Fusions – The Harmonised Work of Three Underground Artists from the World of Street Art, Graffiti and Graphic Design

21-31 March 2006

Curator: Bianka Zsigó

The primary profile of kArton Gallery is the popularisation of comics and caricatures. Within the framework of the talent program launched last year, the Gallery offers young artists an opportunity to introduce their work. During the couple days these exhibitions are open, visitors can familiarise themselves with the works of beginning exhibitors and artistic trends, which are rarely represented in Hungary’s exhibition spaces.

The show affords its viewers a glimpse at pieces by Blik, Drez and Nikon, activists of Hungarian street art. The aim of the exhibition is to draw attention to this “wildling” of contemporary art, whose thematic, motifs and technical solutions provide the basis for the fusion of the pieces by these three artists.
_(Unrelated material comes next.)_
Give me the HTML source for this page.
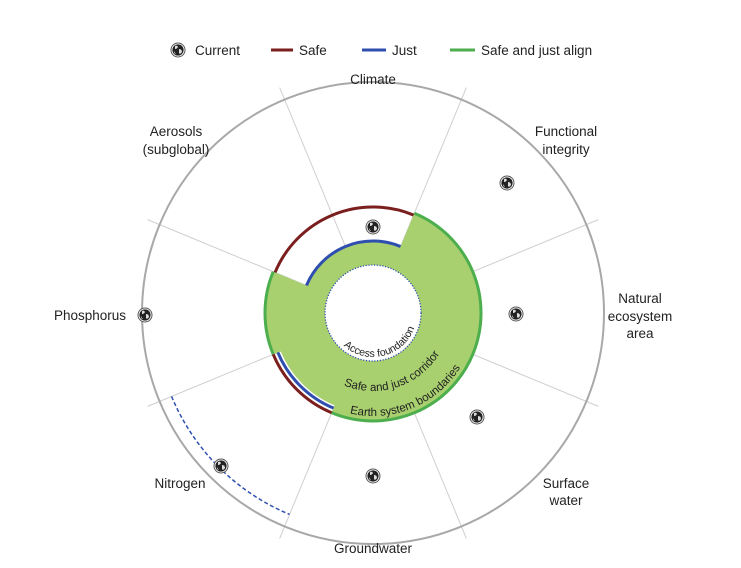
<!DOCTYPE html>
<html><head><meta charset="utf-8"><style>
html,body{margin:0;padding:0;background:#fff;}
svg{display:block;font-family:"Liberation Sans",Arial,sans-serif;}
</style></head><body>
<svg id="s" width="741" height="568" viewBox="0 0 741 568" xmlns="http://www.w3.org/2000/svg">
<defs>
<g id="globe"><circle r="7" fill="#fff" stroke="#555" stroke-width="1"/><circle r="5.6" fill="#222"/><path d="M-3,-4 q2,-1 3,1 q-1,2 -3,2 z M1,-1 q3,0 3,3 q-2,3 -3,1 z M-4,1 q1,2 2,3 q-2,0 -2,-3z" fill="#ddd"/></g>
</defs>
<g id="lines" stroke="#cfcfcf" stroke-width="1"></g>
<circle cx="373" cy="313" r="231" fill="none" stroke="#a8a8a8" stroke-width="2"/>
<path id="green" fill="#a8d06e"/>
<path id="gstroke" fill="none" stroke="#4cae4c" stroke-width="3"/>
<path id="gstroke2" fill="none" stroke="#4cae4c" stroke-width="3"/>
<path id="red1" fill="none" stroke="#7a1e1e" stroke-width="3"/>
<path id="red2" fill="none" stroke="#7a1e1e" stroke-width="3"/>
<path id="blue1" fill="none" stroke="#2f4fb0" stroke-width="3"/>
<path id="blue2" fill="none" stroke="#2f4fb0" stroke-width="3"/>
<path id="dash" fill="none" stroke="#2f4fb0" stroke-width="1.5" stroke-dasharray="4,2.5"/>
<circle cx="373" cy="313" r="48" fill="#fff" stroke="#2f4fb0" stroke-width="1.3" stroke-dasharray="1.2,1.6"/>
<path id="tp1" fill="none"/><path id="tp2" fill="none"/><path id="tp3" fill="none"/>
<text font-size="10.5" fill="#222"><textPath href="#tp1">Access foundation</textPath></text>
<text font-size="11.5" fill="#222"><textPath href="#tp2">Safe and just corridor</textPath></text>
<text font-size="11.5" fill="#222"><textPath href="#tp3">Earth system boundaries</textPath></text>
<use href="#globe" x="373" y="227"/><use href="#globe" x="507" y="183"/><use href="#globe" x="516" y="314"/>
<use href="#globe" x="477" y="417"/><use href="#globe" x="373" y="476"/><use href="#globe" x="221" y="466"/>
<use href="#globe" x="145" y="315"/><use href="#globe" x="178" y="50"/>
<g font-size="13.5" fill="#222" text-anchor="middle">
<text x="373" y="84">Climate</text>
<text x="176" y="136">Aerosols</text><text x="176" y="154">(subglobal)</text>
<text x="566" y="136">Functional</text><text x="566" y="154">integrity</text>
<text x="640" y="303">Natural</text><text x="640" y="321">ecosystem</text><text x="640" y="338">area</text>
<text x="90" y="320">Phosphorus</text>
<text x="180" y="488">Nitrogen</text>
<text x="566" y="488">Surface</text><text x="566" y="505">water</text>
<text x="373" y="553">Groundwater</text>
</g>
<g font-size="13.5" fill="#222">
<text x="195" y="55">Current</text>
<line x1="271" y1="50" x2="293" y2="50" stroke="#7a1e1e" stroke-width="3"/><text x="299" y="55">Safe</text>
<line x1="362" y1="50" x2="386" y2="50" stroke="#2f4fb0" stroke-width="3"/><text x="392" y="55">Just</text>
<line x1="450" y1="50" x2="475" y2="50" stroke="#4cae4c" stroke-width="3"/><text x="481" y="55">Safe and just align</text>
</g>
</svg>
<script>
var cx=373,cy=313;
function P(r,d){var a=d*Math.PI/180;return (cx+r*Math.cos(a)).toFixed(2)+","+(cy+r*Math.sin(a)).toFixed(2);}
function arc(r,a1,a2){var sw=a2>a1?1:0,lg=Math.abs(a2-a1)>180?1:0;return "M"+P(r,a1)+" A"+r+","+r+" 0 "+lg+","+sw+" "+P(r,a2);}
function arcC(r,a1,a2){var sw=a2>a1?1:0,lg=Math.abs(a2-a1)>180?1:0;return " A"+r+","+r+" 0 "+lg+","+sw+" "+P(r,a2);}
var L="";for(var k=0;k<8;k++){var d=22.5+45*k;L+='<line x1="'+P(55,d).split(",")[0]+'" y1="'+P(55,d).split(",")[1]+'" x2="'+P(244,d).split(",")[0]+'" y2="'+P(244,d).split(",")[1]+'"/>';}
document.getElementById("lines").innerHTML=L;
var g="M"+P(72,-157.5)+arcC(72,-157.5,-67.5)+" L"+P(108,-67.5)+arcC(108,-67.5,112.5)+" L"+P(100,112.5)+arcC(100,112.5,157.5)+" L"+P(108,157.5)+arcC(108,157.5,202.5)+" Z";
document.getElementById("green").setAttribute("d",g);
document.getElementById("gstroke").setAttribute("d",arc(108,-67.5,112.5));
document.getElementById("gstroke2").setAttribute("d",arc(108,157.5,202.5));
document.getElementById("red1").setAttribute("d",arc(106,-157.5,-67.5));
document.getElementById("red2").setAttribute("d",arc(108,112.5,157.5));
document.getElementById("blue1").setAttribute("d",arc(72,-157.5,-67.5));
document.getElementById("blue2").setAttribute("d",arc(103,112.5,157.5));
document.getElementById("dash").setAttribute("d",arc(218,157.5,112.5));
document.getElementById("tp1").setAttribute("d",arc(44,132,0));
document.getElementById("tp2").setAttribute("d",arc(78,112,20));
document.getElementById("tp3").setAttribute("d",arc(103,103,20));
</script>
</body></html>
Street art is a collective noun that comprises, in addition to graffiti, visual products found in public places, which got there through illegal means. This includes stickers, posters and stencilled spray paint images. Passers-by who notice these small or large images (and don’t merely chalk them up to vandalism) are made to wonder who put them there and for what purpose. Often they arrive at the conclusion that, surely, these, too, must be but advertisements for some new product. They are not far from reality, as street art is partly self-advertisement by the artists, in that they promote their names or tags and – through its execution – also flaunt their creativity and professional skills. On the other hand, it is an alteration of the environment, as the surroundings are changed in an autocratic manner, and also communication, established between street artists who reflect on each other’s works. But, at the end of the day, the removal of the works by street passivists (us, city dwellers) is also a form of communication, and so is the reappearance of the next piece on the following day declaring: ‘we are here and we can do to the street image, whatever we want.’ Their sin is no greater than the transgression of those who have turned every nook and cranny of our living environment into advertisement surfaces, or those who are allowing our historic monuments to go to waste.
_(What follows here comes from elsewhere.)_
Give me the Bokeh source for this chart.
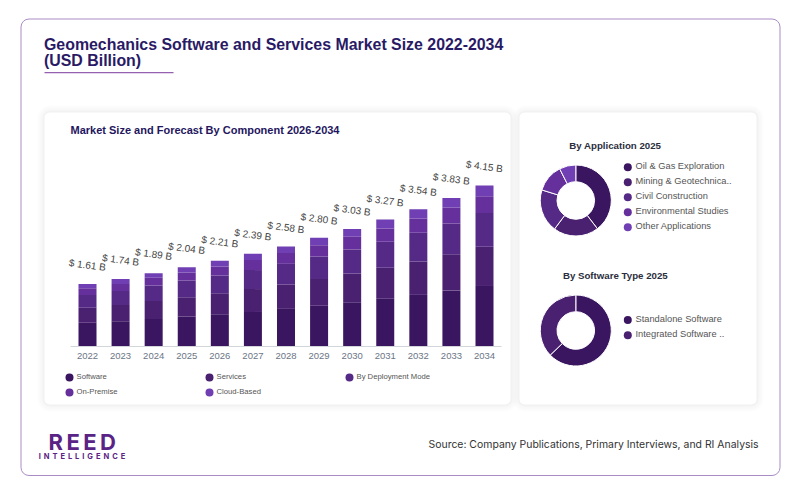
import math
from bokeh.core.properties import value
from bokeh.embed import file_html
from bokeh.resources import INLINE
from bokeh.plotting import figure
from bokeh.models import (BoxAnnotation, Label, LinearAxis, Range1d, FixedTicker,
                          ColumnDataSource, PrintfTickFormatter)

# ---- data ----
years = [2022, 2023, 2024, 2025, 2026, 2027, 2028, 2029, 2030, 2031, 2032, 2033, 2034]
totals = [1.61, 1.74, 1.89, 2.04, 2.21, 2.39, 2.58, 2.80, 3.03, 3.27, 3.54, 3.83, 4.15]
software = [0.61, 0.65, 0.71, 0.77, 0.83, 0.89, 0.97, 1.05, 1.14, 1.23, 1.33, 1.44, 1.56]
services = [0.39, 0.42, 0.46, 0.50, 0.54, 0.59, 0.63, 0.69, 0.74, 0.80, 0.86, 0.94, 1.01]
deployment = [0.33, 0.36, 0.40, 0.43, 0.46, 0.49, 0.53, 0.58, 0.62, 0.67, 0.74, 0.79, 0.87]
on_premise = [0.17, 0.18, 0.20, 0.21, 0.23, 0.26, 0.28, 0.29, 0.33, 0.34, 0.37, 0.41, 0.43]
cloud_based = [0.11, 0.13, 0.12, 0.13, 0.15, 0.16, 0.17, 0.19, 0.20, 0.23, 0.24, 0.25, 0.28]
series_names = ["Software", "Services", "By Deployment Mode", "On-Premise", "Cloud-Based"]

app_labels = ["Oil & Gas Exploration", "Mining & Geotechnica..", "Civil Construction",
              "Environmental Studies", "Other Applications"]
app_shares = [39.6, 20.6, 19.6, 12.7, 7.5]
sw_labels = ["Standalone Software", "Integrated Software .."]
sw_shares = [62.8, 37.2]

palette = ["#3a1560", "#4a2070", "#552a87", "#65309c", "#6f3fb3"]
W, H = 784, 477

# Default ranges are page pixels; the bars use their own value ranges.
p = figure(width=W, height=H, output_backend="svg", toolbar_location=None,
           x_range=Range1d(0, W), y_range=Range1d(H, 0),
           x_axis_type=None, y_axis_type=None, min_border=0,
           outline_line_color=None, background_fill_color="white", border_fill_color="white")
p.grid.visible = False

px_per_year = (484 - 87) / 12
px_per_usd = 38.8
base_y = 346
x0 = 2022 - 87 / px_per_year
p.extra_x_ranges["years"] = Range1d(x0, x0 + W / px_per_year)
p.extra_y_ranges["usd"] = Range1d((base_y - H) / px_per_usd, base_y / px_per_usd)


def box(l, r, t, b, fill="white", alpha=1.0, line=None, radius=4, lw=1):
    p.add_layout(BoxAnnotation(left=l, right=r, top=t, bottom=b, fill_color=fill, fill_alpha=alpha,
                               line_color=line, line_alpha=1.0, line_width=lw, border_radius=radius,
                               level="underlay"))


def label(x, y, text, size, color, bold=False, font="Liberation Sans", align="left", angle=0):
    p.add_layout(Label(x=x, y=y - 0.8, text=text, text_font=font, text_font_size=f"{size}px", text_color=color,
                       text_font_style="bold" if bold else "normal", text_align=align,
                       text_baseline="middle", angle=angle))


box(20.5, 779.5, 18.5, 475, fill="white", line="#a98cc6", radius=8)
for l, r in [(44, 510), (519, 756)]:
    for g in (7, 5, 3, 2, 1):
        box(l - g, r + g, 112 - g, 404 + g, fill="#000000", alpha=0.012, radius=6 + g)
    box(l, r, 112, 404, radius=5)

label(43.5, 44.5, "Geomechanics Software and Services Market Size 2022-2034", 15.9, "#2a1a66", True)
label(43.5, 61, "(USD Billion)", 15.9, "#2a1a66", True)
box(44, 173, 71.5, 72.8, fill="#9560b0", radius=0)
label(70, 130.5, "Market Size and Forecast By Component 2026-2034", 11, "#24165e", True)

# stacked bars
src = ColumnDataSource(dict(year=years, total=totals, text=[f"$ {v:.2f} B" for v in totals]))
for name, vals in zip(series_names, [software, services, deployment, on_premise, cloud_based]):
    src.add(vals, name)
p.vbar_stack(series_names, x="year", width=18 / px_per_year, color=palette, source=src,
             x_range_name="years", y_range_name="usd", line_color=None)
p.text(x="year", y="total", text="text", source=src, x_range_name="years", y_range_name="usd",
       text_font=value("Liberation Sans"), text_font_size="10px", text_color="#444444", text_align="center",
       text_baseline="middle", angle=-7.5, angle_units="deg", y_offset=-19)

axis = LinearAxis(x_range_name="years", y_range_name="usd", fixed_location=0,
                  ticker=FixedTicker(ticks=years), formatter=PrintfTickFormatter(format="%d"),
                  bounds=(2022 - 17 / px_per_year, 2034 + 17 / px_per_year),
                  axis_line_color="#d2d5da", major_tick_line_color=None, minor_tick_line_color=None,
                  major_label_text_color="#6b7585", major_label_text_font="Liberation Sans",
                  major_label_text_font_size="9.5px", major_label_standoff=0)
p.add_layout(axis, "below")

# bar legend
leg_x = [69, 209, 349, 69, 209]
leg_y = [377, 377, 377, 392, 392]
p.scatter(leg_x, leg_y, size=8, color=palette, line_color=None)
for x, y, t in zip(leg_x, leg_y, series_names):
    label(x + 7, y, t, 7.7, "#555555")


def donut(cx, cy, shares, names, legend_ys, title, title_y):
    total = sum(shares)
    cum, starts, ends = 0.0, [], []
    for s in shares:
        ends.append(math.pi / 2 - cum / total * 2 * math.pi)
        cum += s
        starts.append(math.pi / 2 - cum / total * 2 * math.pi)
    p.annular_wedge(x=[cx] * len(shares), y=[cy] * len(shares), inner_radius=18.8, outer_radius=35.5,
                    inner_radius_units="screen", outer_radius_units="screen",
                    start_angle=starts, end_angle=ends, color=palette[:len(shares)],
                    line_color="white", line_width=1)
    label(614.8, title_y, title, 9.7, "#2b2e3d", True, align="center")
    p.scatter([627.3] * len(names), legend_ys, size=8, color=palette[:len(names)], line_color=None)
    for y, t in zip(legend_ys, names):
        label(635, y, t, 9.3, "#555555")


donut(575.3, 200, app_shares, app_labels, [166.7, 181.7, 196.7, 211.7, 226.7], "By Application 2025", 145.7)
donut(575.3, 330, sw_shares, sw_labels, [319.5, 334.7], "By Software Type 2025", 275.7)

# footer
label(48, 442, "R\u2009E\u2009E\u2009D", 22, "#5a2386", True, font="Inter")
label(38.2, 456.7, "I \u2009N \u2009T \u2009E \u2009L \u2009L \u2009I \u2009G \u2009E \u2009N \u2009C \u2009E", 7.5, "#5a2386", True, font="Inter")
label(428, 445, "Source: Company Publications, Primary Interviews, and RI Analysis", 10.45, "#333333", font="Inter")

open("out.html", "w").write(file_html(p, INLINE))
Blik and Nikon made their first graffiti in 1995, after watching the American documentary Style Wars on the graffiti culture of New York City, which was run on Hungarian television on more than one occasion. Nikon remains an active graffiti artist to this day. Blik and Drez have taken their profession, graphic design (corporate image design), to the streets, creating logos for fictive or existing brand names. Just like the graffiti artist who gets bored with his letters and changes his signature, for them, the designing of the letters of a new logo provides a challenge. It was through this activity that they joined the Hungarian street art movement, which started around 2000 by the operation of the 1000% group. The exhibition is an attempt for adapting a genre that is considered a subculture, to the walls of a gallery. The images, which were made with spray paint, stencils, sticker collages, plotters or are by digital print address the theme of the street art way of life. We are once again greeted by specific motifs already familiar to us from the public spaces of Budapest, such as Drez’s logos, Blik’s distinctive cartoon character and Nikon’s tags.